Piquet recalled Jesus once asking a blind man, “What do you want?” knowing full well he needed help with his seeing. “That’s when I asked the lady, ‘Do you need help?’ ... And she said yes,” the realtor said.
He called out for a neighbor across the canal to bring a rope, and they obliged. The woman, identified as 64-year-old Marcia Fuste, was in a state of shock and had to be instructed several times to release her grip from the car. She eventually obliged and allowed them to pull her to safety.

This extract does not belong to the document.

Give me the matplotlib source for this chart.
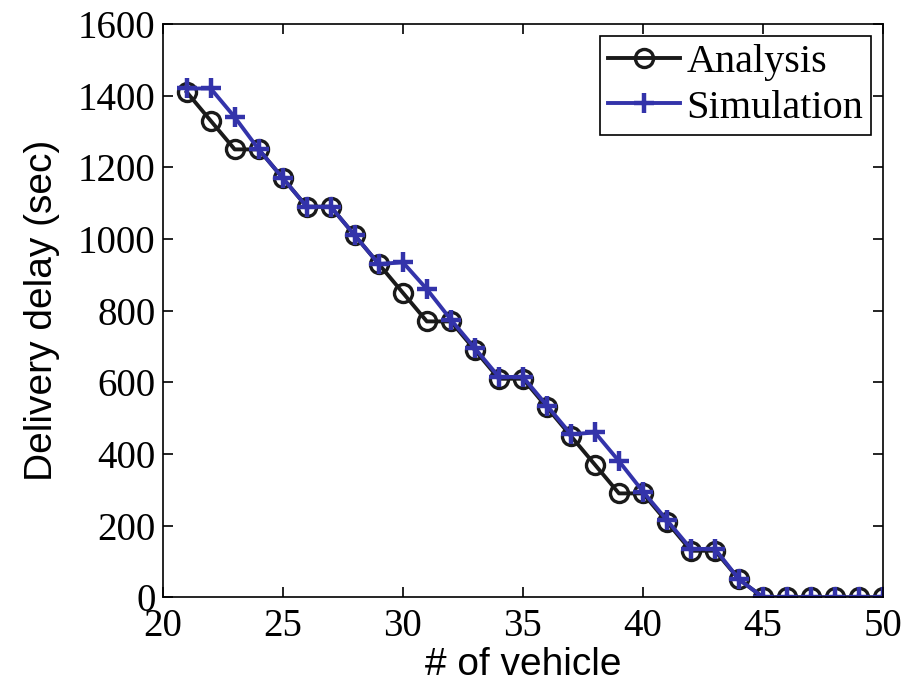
import matplotlib
matplotlib.use("Agg")
import matplotlib.pyplot as plt

vehicles = list(range(21, 51))
analysis = [1410, 1330, 1250, 1250, 1170, 1090, 1090, 1010, 930, 850,
            770, 770, 690, 610, 610, 530, 450, 370, 290, 290,
            210, 130, 130, 50, 0, 0, 0, 0, 0, 0]
simulation = [1420, 1420, 1340, 1250, 1170, 1090, 1090, 1010, 930, 935,
              860, 775, 695, 615, 615, 535, 455, 460, 380, 295,
              215, 135, 135, 50, 0, 0, 0, 0, 0, 0]

fig = plt.figure(figsize=(9.19, 6.85), dpi=100)
ax = fig.add_axes([0.177, 0.128, 0.784, 0.837])

ax.plot(vehicles, analysis, color="#1a1a1a", lw=2.8, marker="o", ms=13,
        mfc="none", mew=2.4, label="Analysis")
ax.plot(vehicles, simulation, color="#3333aa", lw=2.8, marker="+", ms=14,
        mew=3.2, label="Simulation")

ax.set_xlim(20, 50)
ax.set_ylim(0, 1600)
ax.set_xticks(range(20, 51, 5))
ax.set_yticks(range(0, 1601, 200))
ax.tick_params(direction="in", top=True, right=True, length=7, width=1.2,
               labelsize=28)
ax.tick_params(axis="y", pad=5)
ax.tick_params(axis="x", pad=8)
for lab in ax.get_xticklabels() + ax.get_yticklabels():
    lab.set_fontfamily("Liberation Serif")
for s in ax.spines.values():
    s.set_linewidth(1.2)

ax.set_xlabel("# of vehicle", fontsize=28, family="Liberation Sans", labelpad=1)
ax.set_ylabel("Delivery delay (sec)", fontsize=28, family="Liberation Sans", labelpad=13)

leg = ax.legend(loc="upper right", prop={"family": "Liberation Serif", "size": 29},
                fancybox=False, edgecolor="black", framealpha=1,
                handlelength=1.8, handletextpad=0.15, borderpad=0.2,
                labelspacing=0.2, borderaxespad=0.3)
leg.get_frame().set_linewidth(1.2)

fig.savefig("out.png", dpi=100)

“There was a 6-foot [elevation] difference between the surface of the houses and the canal,” said Piquet. “She was inside a canal, out of view of the neighbors ... and there were alligators there, the water was freezing. I believe God is the one that orchestrated everything ... God did not want that woman to die that day, because I was her only chance to survive.”
“There was a big canal and I slid right down into it. Thank God the window was open on my side, and I crawled out really quick,” Fuste told the station. “I was trying to keep my head above water, and I did that from 7:30 until 7-something in the morning when the light came out and the gliders found me.”
Piquet told The Epoch Times, “She called me an ‘angel’ and she’s very grateful that I saved her, me and my friends.” He insists he did nothing heroic.
“The world is so crazy nowadays that we do the obvious, we do the expected, and people applaud,” he said. “People think that is noble. I don’t see that I did more than my obligation and what is expected; I cannot be proud or brag about it. I was happy that I saved a life.”
The paraglider moved to the U.S. from Brazil in 2000 to pursue a dream of becoming a race car driver. When he lost his sponsorship after 9/11, he started a real estate company and took up what became his passion: paragliding.